Saturday, October 10, 2009

#24 - The Blair Witch Project

The Blair Witch Project (1999)
Written and Directed by: Daniel Myrick and Eduardo Sanchez.

Plot: Three young filmmakers (Heather Donahue, Joshua Leonard and Michael Williams) head out into the woods to shoot a documentary about the local urban legend of the Blair Witch. Weird things start happening and soon their fear and paranoia gets the better of them.

Review: This is less a traditional movie and more a film school exercise in less-is-more - how long can you keep the audience going without showing anything? And how much weird shit can we do without the audience getting wise? And, from what I’ve ascertained, they got people real good. I know a lot of people who despised this movie as they thought it was real and were offended when they found out it wasn’t.

I laugh at this.

Anyway, the movie is extremely interesting from a mechanical standpoint. Never during the movie do we see the thing which is terrorizing (and possibly killing) the characters. We never find out what it is. By the end of the movie we’re not even one hundred percent sure that there actually is anything.

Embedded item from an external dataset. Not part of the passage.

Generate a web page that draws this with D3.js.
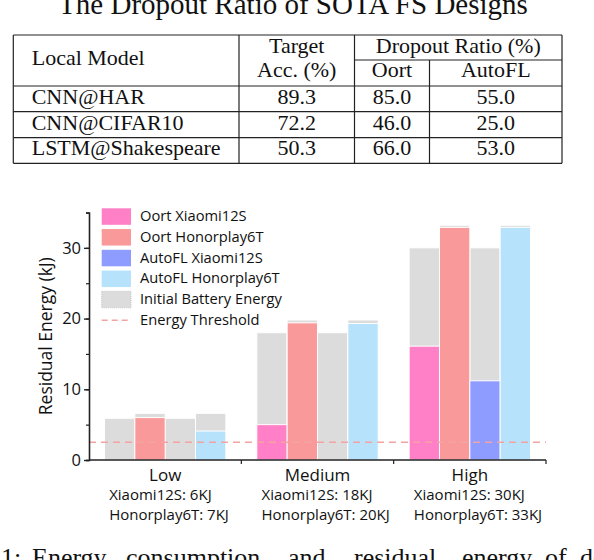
<!DOCTYPE html>
<html lang="en">
<head>
<meta charset="utf-8">
<title>Residual Energy</title>
<script src="https://cdnjs.cloudflare.com/ajax/libs/d3/7.8.5/d3.min.js"></script>
<style>
    body { margin: 0; background: #fff; }
    svg { display: block; }
    .serif text { font-family: "Liberation Serif", "Times New Roman", serif; fill: #111; }
    .chart text { font-family: "Open Sans", "Noto Sans", sans-serif; fill: #111; }
</style>
</head>
<body>
<svg id="fig" width="594" height="560"></svg>

<script>
    // table data
    const tableTitle = "The Dropout Ratio of SOTA FS Designs";
    const models = ["CNN@HAR", "CNN@CIFAR10", "LSTM@Shakespeare"];
    const targetAcc = ["89.3", "72.2", "50.3"];
    const oortDrop = ["85.0", "46.0", "66.0"];
    const autoflDrop = ["55.0", "25.0", "53.0"];

    // chart data (kJ)
    const groups = ["Low", "Medium", "High"];
    const xiaomiLabels = ["Xiaomi12S: 6KJ", "Xiaomi12S: 18KJ", "Xiaomi12S: 30KJ"];
    const honorLabels = ["Honorplay6T: 7KJ", "Honorplay6T: 20KJ", "Honorplay6T: 33KJ"];
    const xiaomiInitial = [5.9, 18.0, 30.0];
    const honorInitial = [6.6, 19.8, 33.2];
    const oortXiaomi = [0, 5.0, 16.1];
    const oortHonor = [6.0, 19.4, 32.9];
    const autoflXiaomi = [0, 0, 11.2];
    const autoflHonor = [4.1, 19.3, 32.9];
    const threshold = 2.5;
    const yTicks = [0, 10, 20, 30];
    const seriesNames = ["Oort Xiaomi12S", "Oort Honorplay6T", "AutoFL Xiaomi12S", "AutoFL Honorplay6T"];
    const seriesColors = ["#ff80c6", "#fa9999", "#8f9cff", "#b6e2fb"];

    const caption = ["1:", "Energy", "consumption", "and", "residual", "energy", "of", "dev"];

    const svg = d3.select("#fig");

    // ---------- table ----------
    const tbl = svg.append("g").attr("class", "serif");

    // title is cut by the top edge, as in the picture
    tbl.append("text")
        .attr("x", 293).attr("y", 14)
        .attr("text-anchor", "middle")
        .style("font-size", "29px")
        .text(tableTitle);

    const colX = [13.3, 239, 354.5, 429.5, 562];
    const rowY = [35, 86, 111.7, 137.7, 163.3];
    const line = (x1, y1, x2, y2) => tbl.append("line")
        .attr("x1", x1).attr("y1", y1).attr("x2", x2).attr("y2", y2)
        .attr("stroke", "#222").attr("stroke-width", 1.2);

    rowY.forEach(yy => line(colX[0], yy, colX[4], yy));
    line(colX[2], 60, colX[4], 60);
    [0, 1, 2, 4].forEach(i => line(colX[i], rowY[0], colX[i], rowY[4]));
    line(colX[3], 60, colX[3], rowY[4]);

    const cell = (x, yy, t, anchor) => tbl.append("text")
        .attr("x", x).attr("y", yy)
        .attr("text-anchor", anchor || "middle")
        .style("font-size", "22px")
        .text(t);

    cell(31.7, 65, "Local Model", "start");
    cell((colX[1] + colX[2]) / 2, 53.3, "Target");
    cell((colX[1] + colX[2]) / 2, 77, "Acc. (%)");
    cell((colX[2] + colX[4]) / 2, 53.3, "Dropout Ratio (%)");
    cell((colX[2] + colX[3]) / 2, 77, "Oort");
    cell((colX[3] + colX[4]) / 2, 77, "AutoFL");

    models.forEach((m, i) => {
        const yy = rowY[i + 2] - 8;
        cell(31.7, yy, m, "start");
        cell((colX[1] + colX[2]) / 2, yy, targetAcc[i]);
        cell((colX[2] + colX[3]) / 2, yy, oortDrop[i]);
        cell((colX[3] + colX[4]) / 2, yy, autoflDrop[i]);
    });

    // ---------- bar chart ----------
    const chart = svg.append("g").attr("class", "chart");
    const plotLeft = 89, plotRight = 546, plotBottom = 460, plotTop = 212.5;

    const x0 = d3.scaleBand().domain(groups).range([plotLeft, plotRight]).padding(0);
    const x1 = d3.scaleBand().domain(seriesNames).range([0, x0.bandwidth()])
        .paddingInner(0).paddingOuter(0.51);
    const y = d3.scaleLinear().domain([0, 35]).range([plotBottom, plotTop]);

    const initial = [xiaomiInitial, honorInitial, xiaomiInitial, honorInitial];
    const residual = [oortXiaomi, oortHonor, autoflXiaomi, autoflHonor];

    const bars = [];
    groups.forEach((g, gi) => {
        seriesNames.forEach((s, si) => {
            bars.push({g: g, s: s, si: si, init: initial[si][gi], res: residual[si][gi]});
        });
    });

    const barG = chart.append("g");
    barG.selectAll(".init")
        .data(bars)
        .enter().append("rect")
        .attr("class", "init")
        .attr("x", d => x0(d.g) + x1(d.s))
        .attr("width", x1.bandwidth())
        .attr("y", d => y(d.init))
        .attr("height", d => y(0) - y(d.init))
        .attr("fill", "#dcdcdc")
        .attr("stroke", "#fff").attr("stroke-width", 1);

    barG.selectAll(".res")
        .data(bars.filter(d => d.res > 0))
        .enter().append("rect")
        .attr("class", "res")
        .attr("x", d => x0(d.g) + x1(d.s))
        .attr("width", x1.bandwidth())
        .attr("y", d => y(d.res))
        .attr("height", d => y(0) - y(d.res))
        .attr("fill", d => seriesColors[d.si])
        .attr("stroke", "#fff").attr("stroke-width", 1);

    // threshold
    chart.append("line")
        .attr("x1", plotLeft).attr("x2", plotRight)
        .attr("y1", y(threshold)).attr("y2", y(threshold))
        .attr("stroke", "#f4a3a3").attr("stroke-width", 1.5)
        .attr("stroke-dasharray", "7,5");

    // y axis
    const yAxis = chart.append("g").attr("transform", "translate(" + plotLeft + ",0)");
    yAxis.call(d3.axisLeft(y).tickValues(d3.range(0, 36, 5)).tickSize(3).tickFormat(""));
    yAxis.call(g => g.selectAll(".tick line").attr("stroke", "#222").attr("stroke-width", 1.2));
    yAxis.append("g").call(d3.axisLeft(y).tickValues(yTicks).tickSize(5).tickPadding(3))
        .call(g => g.select(".domain").remove())
        .call(g => g.selectAll(".tick line").attr("stroke", "#222").attr("stroke-width", 1.4))
        .call(g => g.selectAll(".tick text")
            .style("font-family", "'Open Sans', sans-serif")
            .style("font-size", "16.5px").attr("fill", "#111"));
    yAxis.select(".domain").attr("stroke", "#222").attr("stroke-width", 1.6);

    chart.append("text")
        .attr("transform", "translate(47," + ((plotTop + plotBottom) / 2) + ") rotate(-90)")
        .attr("text-anchor", "middle")
        .attr("dominant-baseline", "middle")
        .style("font-size", "17.5px")
        .text("Residual Energy (kJ)");

    // x axis
    const xAxis = chart.append("g").attr("transform", "translate(0," + plotBottom + ")");
    xAxis.append("line").attr("x1", plotLeft).attr("x2", plotRight)
        .attr("stroke", "#222").attr("stroke-width", 1.6);
    xAxis.selectAll(".sep")
        .data(groups.slice(1).concat(["end"]))
        .enter().append("line")
        .attr("x1", d => d === "end" ? plotRight : x0(d))
        .attr("x2", d => d === "end" ? plotRight : x0(d))
        .attr("y1", 0).attr("y2", 4)
        .attr("stroke", "#222").attr("stroke-width", 1.2);

    const lab = xAxis.selectAll(".lab")
        .data(groups)
        .enter().append("g")
        .attr("transform", d => "translate(" + (x0(d) + x0.bandwidth() / 2) + ",0)");
    lab.append("text")
        .attr("y", 16).attr("text-anchor", "middle")
        .attr("dominant-baseline", "middle")
        .style("font-size", "17px")
        .text(d => d);
    lab.append("text")
        .attr("x", -56).attr("y", 35.5)
        .attr("dominant-baseline", "middle")
        .style("font-size", "15px")
        .text((d, i) => xiaomiLabels[i]);
    lab.append("text")
        .attr("x", -56).attr("y", 56)
        .attr("dominant-baseline", "middle")
        .style("font-size", "15px")
        .text((d, i) => honorLabels[i]);

    // legend
    const legend = chart.append("g").attr("transform", "translate(101.7,208.3)");
    const legendItems = seriesNames.concat(["Initial Battery Energy", "Energy Threshold"]);
    const li = legend.selectAll(".item")
        .data(legendItems)
        .enter().append("g")
        .attr("transform", (d, i) => "translate(0," + (i * 20.75) + ")");
    li.filter((d, i) => i < 5).append("rect")
        .attr("width", 29.3).attr("height", 16.5)
        .attr("fill", (d, i) => i < 4 ? seriesColors[i] : "#dcdcdc")
        .attr("stroke", (d, i) => i < 4 ? "none" : "#c8c8c8")
        .attr("stroke-dasharray", "1,1");
    li.filter((d, i) => i === 5).append("line")
        .attr("x1", 0).attr("x2", 29.3).attr("y1", 8.25).attr("y2", 8.25)
        .attr("stroke", "#f4a3a3").attr("stroke-width", 1.5)
        .attr("stroke-dasharray", "6,4");
    li.append("text")
        .attr("x", 38.3).attr("y", 8.8)
        .attr("dominant-baseline", "middle")
        .style("font-size", "14.7px")
        .text(d => d);

    // caption (cut at the bottom edge, as in the picture)
    const capX = [1, 32, 126, 288, 354, 462, 545, 580];
    svg.append("g").attr("class", "serif")
        .selectAll("text")
        .data(caption)
        .enter().append("text")
        .attr("x", (d, i) => capX[i])
        .attr("y", 566)
        .style("font-size", "26px")
        .text(d => d);
</script>
</body>
</html>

Sure, one of the people goes missing and the other two find a package with a weird little chunk of flesh in it (I still think it was an ear. Or a bellybutton). Sure they never showed up but, you know, I’m not totally convinced.

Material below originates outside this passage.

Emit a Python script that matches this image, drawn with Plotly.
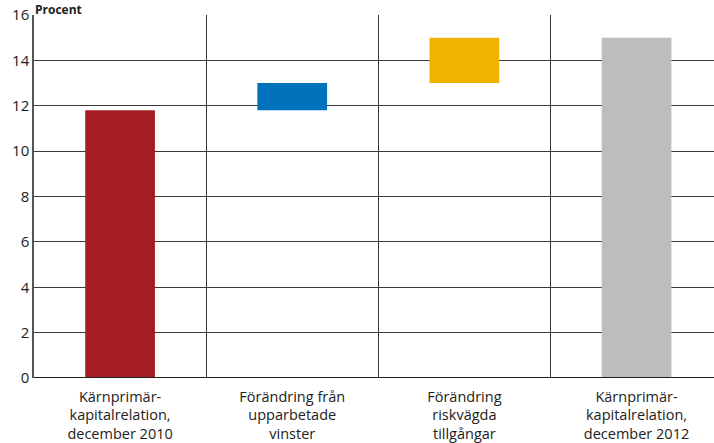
import plotly.graph_objects as go

categories = ["Kärnprimär-<br>kapitalrelation,<br>december 2010",
              "Förändring från<br>upparbetade<br>vinster",
              "Förändring<br>riskvägda<br>tillgångar",
              "Kärnprimär-<br>kapitalrelation,<br>december 2012"]
bar_base = [0, 11.8, 13.0, 0]
bar_top = [11.8, 13.0, 15.0, 15.0]
colors = ["#A61C24", "#0072BB", "#F0B400", "#BDBDBF"]
yticks = [0, 2, 4, 6, 8, 10, 12, 14, 16]

x = list(range(len(categories)))
heights = [t - b for t, b in zip(bar_top, bar_base)]

fig = go.Figure(go.Bar(x=x, y=heights, base=bar_base, marker_color=colors,
                       marker_line_width=0, width=0.405))

font = "Open Sans, Noto Sans, sans-serif"
fig.update_layout(
    width=714, height=443,
    margin=dict(l=34, r=0, t=15, b=65),
    plot_bgcolor="white", paper_bgcolor="white",
    showlegend=False,
    font=dict(family=font, size=14, color="#222"),
    xaxis=dict(range=[-0.5, 3.45], tickvals=x, ticktext=categories,
               showgrid=False, zeroline=False, showline=False,
               ticks="", tickfont=dict(size=14.5), ticklabelstandoff=8,
               minor=dict(tick0=0.5, dtick=1, showgrid=True,
                          gridcolor="#3a3a3a", gridwidth=1.3, ticks="")),
    yaxis=dict(range=[0, 16], tickvals=yticks, showgrid=True,
               gridcolor="#3a3a3a", gridwidth=1.3, zeroline=False,
               showline=True, linecolor="#555", linewidth=1.5,
               ticks="outside", ticklen=0, tickfont=dict(size=15)),
)
fig.add_hline(y=0, line_color="#222", line_width=2)
fig.add_annotation(text="<b>Procent</b>", xref="paper", yref="paper",
                   x=0, y=1, xshift=0, yshift=15, xanchor="left",
                   yanchor="top", showarrow=False, borderpad=0,
                   font=dict(size=12, color="#222"))
fig.write_html("out.html")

That level of ambiguity would normally be extremely irritating, but in this movie it works, very effectively. The point being that it isn’t really about that. It’s about a couple of people lost in the woods, flipping their shit.

That is the stuff that really gets to me. That little moment when it goes from “we’re having a good time. Yeah, so there are weird noises in the woods - it’s the woods, there are supposed to be weird noises” to “okay, seriously, this isn’t funny anymore”. And though the characters’ reactions are seemingly overdramatic, they are actually very realistic, at least in my experience.

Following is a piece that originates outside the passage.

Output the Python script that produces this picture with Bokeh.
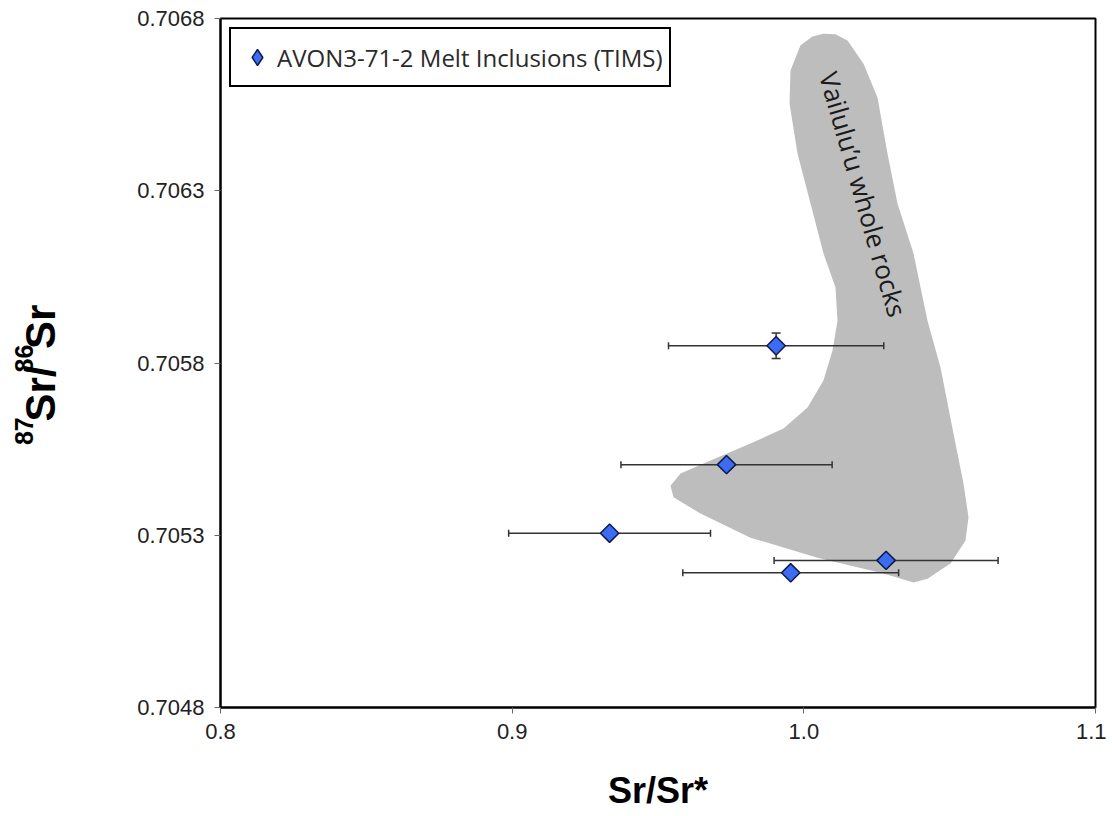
from bokeh.plotting import figure
from bokeh.layouts import row
from bokeh.models import (Range1d, Whisker, TeeHead, ColumnDataSource, Legend, LegendItem,
                          FixedTicker, NumeralTickFormatter)
from bokeh.core.properties import value
from bokeh.embed import file_html
from bokeh.resources import INLINE

# ---- data ----
sr_star = [0.9905, 0.9735, 0.9334, 1.0282, 0.9955]          # Sr/Sr*
sr_ratio = [0.70585, 0.705505, 0.705306, 0.705227, 0.705191]  # 87Sr/86Sr
sr_star_err = [0.0369, 0.0362, 0.0346, 0.0384, 0.0370]
sr_ratio_err = [0.000037, 0.0, 0.0, 0.0, 0.0]

# outline of the Vailulu'u whole-rock field
field_x = [0.99543, 0.99886, 1.00297, 1.00674, 1.01086, 1.01497, 1.02046, 1.02526, 1.02868,
           1.03211, 1.03760, 1.04240, 1.04686, 1.05131, 1.05474, 1.05646, 1.05543, 1.05029,
           1.04240, 1.03760, 1.02731, 1.00469, 0.98171, 0.96457, 0.95531, 0.95429, 0.95771,
           0.97040, 0.98171, 0.99303, 1.00126, 1.00674, 1.00983, 1.01154, 1.01086, 1.00674,
           1.00229, 0.99783, 0.99509]
field_y = [0.706649, 0.706722, 0.706748, 0.706756, 0.706754, 0.706736, 0.706669, 0.706571, 0.706408,
           0.706263, 0.706118, 0.705923, 0.705787, 0.705595, 0.705450, 0.705352, 0.705285, 0.705218,
           0.705174, 0.705163, 0.705189, 0.705235, 0.705293, 0.705363, 0.705410, 0.705444, 0.705479,
           0.705526, 0.705566, 0.705610, 0.705671, 0.705749, 0.705836, 0.705923, 0.706019, 0.706118,
           0.706263, 0.706408, 0.706553]
field_label = "Vailulu\u2019u whole rocks"
field_label_x = 1.0204
field_label_y = 0.70629

series_name = "AVON3-71-2 Melt Inclusions (TIMS)"
x_ticks = [0.8, 0.9, 1.0, 1.1]
x_tick_labels = ["0.8", "0.9", "1.0", "1.1"]
y_ticks = [0.7048, 0.7053, 0.7058, 0.7063, 0.7068]
y_tick_labels = ["0.7048", "0.7053", "0.7058", "0.7063", "0.7068"]
x_title = "Sr/Sr*"
# y title pieces: (text, is_superscript)  ->  87Sr/86Sr
y_title_parts = [("87", True), ("Sr/", False), ("86", True), ("Sr", False)]

H = 814
TITLE_W = 80

# ---- y-title strip (a small figure whose frame is the whole canvas, 1 unit = 1 px) ----
t = figure(width=TITLE_W, height=H, output_backend="svg", toolbar_location=None,
           x_range=Range1d(0, TITLE_W), y_range=Range1d(0, H), min_border=0,
           x_axis_type=None, y_axis_type=None)
t.grid.visible = False
t.outline_line_color = None

main_size, sup_size = 42, 25
char_w = {"S": 0.667, "r": 0.389, "/": 0.278, "8": 0.556, "7": 0.556, "6": 0.556}
widths = [sum(char_w[c] for c in s_) * (sup_size if sup else main_size) for s_, sup in y_title_parts]
widths = [w + (2 if s_ == "Sr/" else 0) for w, (s_, _) in zip(widths, y_title_parts)]
pos = (H - 425) - sum(widths) / 2
for (s_, sup), w in zip(y_title_parts, widths):
    t.text(x=[23 if sup else 40], y=[pos], text=[s_], angle=90, angle_units="deg",
           text_font=value("Liberation Sans"), text_font_style="bold",
           text_font_size=f"{sup_size if sup else main_size}px", text_color="black",
           text_align="left", text_baseline="alphabetic")
    pos += w

# ---- main figure ----
p = figure(width=1106 - TITLE_W, height=H, output_backend="svg", toolbar_location=None,
           x_range=Range1d(0.8, 1.1), y_range=Range1d(0.7048, 0.7068),
           min_border_left=220 - TITLE_W, min_border_top=18, min_border_right=11, min_border_bottom=107)
p.grid.visible = False
p.outline_line_color = "black"
p.outline_line_width = 2
p.outline_line_alpha = 1
p.background_fill_color = "white"

# field
p.patch(field_x, field_y, fill_color="#BDBDBD", line_color=None, level="underlay")
p.text(x=[field_label_x], y=[field_label_y], text=[field_label], angle=-74, angle_units="deg",
       text_font=value("Open Sans"), text_font_size="26px", text_color="#1a1a1a",
       text_align="center", text_baseline="middle")

src = ColumnDataSource(dict(
    x=sr_star, y=sr_ratio,
    xl=[a - e for a, e in zip(sr_star, sr_star_err)],
    xu=[a + e for a, e in zip(sr_star, sr_star_err)],
    yl=[a - e for a, e in zip(sr_ratio, sr_ratio_err)],
    yu=[a + e for a, e in zip(sr_ratio, sr_ratio_err)],
))

bar_color = "#333333"
wx = Whisker(source=src, base="y", lower="xl", upper="xu", dimension="width",
             line_color=bar_color, line_width=1.5,
             lower_head=TeeHead(size=7, line_color=bar_color, line_width=1.5),
             upper_head=TeeHead(size=7, line_color=bar_color, line_width=1.5))
wy = Whisker(source=src, base="x", lower="yl", upper="yu", dimension="height",
             line_color=bar_color, line_width=1.5,
             lower_head=TeeHead(size=9, line_color=bar_color, line_width=1.5),
             upper_head=TeeHead(size=9, line_color=bar_color, line_width=1.5))
wx.level = "underlay"
wy.level = "underlay"
p.add_layout(wx)
p.add_layout(wy)

marker_fill = "#3D6BF2"
marker_line = "#0D1B4D"
# legend swatch renderer (diamond); it lies fully underneath the rotated-square markers
swatch = p.scatter("x", "y", source=src, marker="diamond", size=12,
                   fill_color=marker_fill, line_color=marker_line, line_width=1.5)
pts = p.scatter("x", "y", source=src, marker="square", angle=45, angle_units="deg", size=13,
                fill_color=marker_fill, line_color=marker_line, line_width=1.5)

legend = Legend(items=[LegendItem(label=series_name, renderers=[swatch])],
                location="top_left", margin=9, padding=6, spacing=0,
                glyph_width=40, glyph_height=44, label_standoff=-8,
                label_text_font="Open Sans", label_text_font_size="24px", label_text_color="#2a2a2a",
                border_line_color="black", border_line_width=2, border_line_alpha=1,
                background_fill_alpha=1)
p.add_layout(legend)

# axes
for ax in (p.xaxis[0], p.yaxis[0]):
    ax.axis_line_color = "black"
    ax.axis_line_width = 2
    ax.major_tick_in = 0
    ax.major_tick_out = 6
    ax.major_tick_line_color = "#666666"
    ax.minor_tick_line_color = None
    ax.major_label_text_font = "Liberation Sans"
    ax.major_label_text_font_size = "22px"
    ax.major_label_text_color = "#222222"
    ax.major_label_standoff = 10
    ax.axis_label_text_font = "Liberation Sans"
    ax.axis_label_text_font_style = "bold"
    ax.axis_label_text_font_size = "36px"
    ax.axis_label_text_color = "black"

p.xaxis[0].ticker = FixedTicker(ticks=x_ticks)
p.xaxis[0].formatter = NumeralTickFormatter(format="0.0")
p.xaxis[0].major_label_overrides = dict(zip(x_ticks, x_tick_labels))
p.yaxis[0].ticker = FixedTicker(ticks=y_ticks)
p.yaxis[0].formatter = NumeralTickFormatter(format="0.0000")
p.yaxis[0].major_label_overrides = dict(zip(y_ticks, y_tick_labels))

p.xaxis[0].axis_label = x_title
p.xaxis[0].axis_label_standoff = 28

layout = row(t, p, spacing=0)
open("out.html", "w").write(file_html(layout, INLINE))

The actors are convincingly scared shitless. They realize that they have no idea what the fuck they are doing and they have no way to get out of it. They break down. I generally find people freaking out at one another much more disturbing than any amount of gore or scary stuff, and some of the scenes in this movie make my stomach hurt.

Apparently, most of the film was unscripted and the actors didn’t know what was going to happen most of the time. This adds to the horrific realism of the film. Although, I do feel bad for the actors. Poor bastards.

Anyway, in another interesting note, this film supposedly broke the record for highest grossing independently produced film, the record formerly having been held by Halloween.

Also, though it was not the first film to use this gimmick, it can probably be credited with starting the recent trend of first-person horror flicks (i.e., Cloverfield, Diary of the Dead), although it took almost ten years for it to become the fad it is now. This is interesting to me.

So yeah, even though this is not the most amazing film ever, it makes a lot of what would be shortcomings work for it, and cleverly utilizes its limited resources (whatever the shit that means. I hate multisyllabic words. Don’t you think it’s funny that the word ‘monosyllabic’ has many syllables? I just thought of that), and it’s a very good exercise.

I swear to God it feels like a film school project though. It’s funny.

Favourite Part: I dunno, all the best parts are vaguely nauseating. The part where the tent gets shaken is pretty freaky. I gather that the people had no idea that was going to happen. It always scares Mr. Green, too, which is funny.

Other versions: None.

Sequels: Book of Shadows: Blair Witch 2. Had one or two interesting ideas going on, but it’s really just a total waste of time.